## [Exercise goal]
Gather up all lines that carry the word "with".

## [Stored data]
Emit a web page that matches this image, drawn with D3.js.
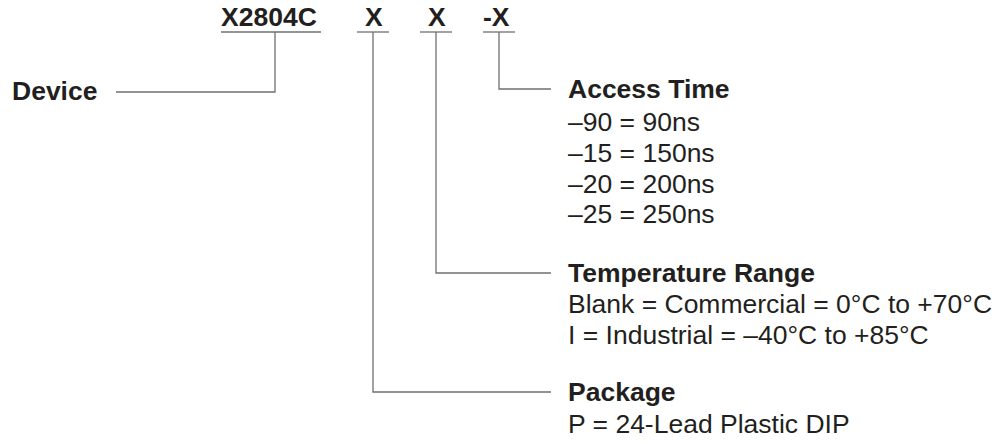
<!DOCTYPE html>
<html>
<head>
    <script src="https://d3js.org/d3.v7.min.js"></script>
    <style>
        body { margin: 0; background: #fff; }
        text { font-family: "Liberation Sans", Arial, Helvetica, sans-serif; fill: #231f20; }
        .bold { font-weight: bold; }
        .lead { fill: none; stroke: #707070; stroke-width: 1.3px; }
    </style>
</head>
<body>
    <svg width="1003" height="444"></svg>
    <script>
        // part number fields, left to right
        var codes = ["X2804C", "X", "X", "-X"];
        var fieldNames = ["Device", "Package", "Temperature Range", "Access Time"];

        var accessOptions = ["\u201390 = 90ns", "\u201315 = 150ns", "\u201320 = 200ns", "\u201325 = 250ns"];
        var tempOptions = ["Blank = Commercial = 0\u00b0C to +70\u00b0C", "I = Industrial = \u201340\u00b0C to +85\u00b0C"];
        var packageOptions = ["P = 24-Lead Plastic DIP"];

        var svg = d3.select("svg");
        var fontSize = 26.5;

        // layout of the code row: text x, underline extent, drop line x
        var codeLayout = [
            {tx: 221, u0: 221, u1: 321, drop: 275},
            {tx: 365, u0: 357, u1: 389, drop: 373},
            {tx: 428, u0: 420, u1: 452, drop: 436},
            {tx: 483, u0: 483, u1: 515, drop: 499}
        ];
        var codeBaseline = 26, underlineY = 32;

        var codeRow = svg.append("g");
        codes.forEach(function(c, i) {
            var l = codeLayout[i];
            codeRow.append("text")
                .attr("class", "bold")
                .attr("x", l.tx)
                .attr("y", codeBaseline)
                .attr("font-size", fontSize)
                .text(c);
            codeRow.append("line")
                .attr("class", "lead")
                .attr("x1", l.u0).attr("x2", l.u1)
                .attr("y1", underlineY).attr("y2", underlineY);
        });

        // blocks on the right, each with its own rows
        var textX = 568, lineEnd = 551;
        var rowStep = d3.scaleLinear().domain([0, 1]).range([0, 30.8]);

        var blocks = [
            {field: 3, titleY: 98, firstY: 131, options: accessOptions},
            {field: 2, titleY: 282, firstY: 313, options: tempOptions},
            {field: 1, titleY: 401, firstY: 433, options: packageOptions}
        ];

        blocks.forEach(function(b) {
            var lineY = b.titleY - 9;
            var dropX = codeLayout[b.field].drop;
            svg.append("path")
                .attr("class", "lead")
                .attr("d", d3.line()([[dropX, underlineY], [dropX, lineY], [lineEnd, lineY]]));
            svg.append("text")
                .attr("class", "bold")
                .attr("x", textX)
                .attr("y", b.titleY)
                .attr("font-size", fontSize)
                .text(fieldNames[b.field]);
            svg.selectAll(null)
                .data(b.options)
                .enter().append("text")
                .attr("x", textX)
                .attr("y", function(d, i) { return b.firstY + rowStep(i); })
                .attr("font-size", fontSize)
                .text(function(d) { return d; });
        });

        // device label on the left
        var deviceY = 92;
        svg.append("path")
            .attr("class", "lead")
            .attr("d", d3.line()([[codeLayout[0].drop, underlineY], [codeLayout[0].drop, deviceY], [116, deviceY]]));
        svg.append("text")
            .attr("class", "bold")
            .attr("x", 12)
            .attr("y", 100)
            .attr("font-size", fontSize)
            .text(fieldNames[0]);
    </script>
</body>
</html>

## [Solution below]
Emit a web page that matches this image, drawn with D3.js.
        // blocks on the right, each with its own rows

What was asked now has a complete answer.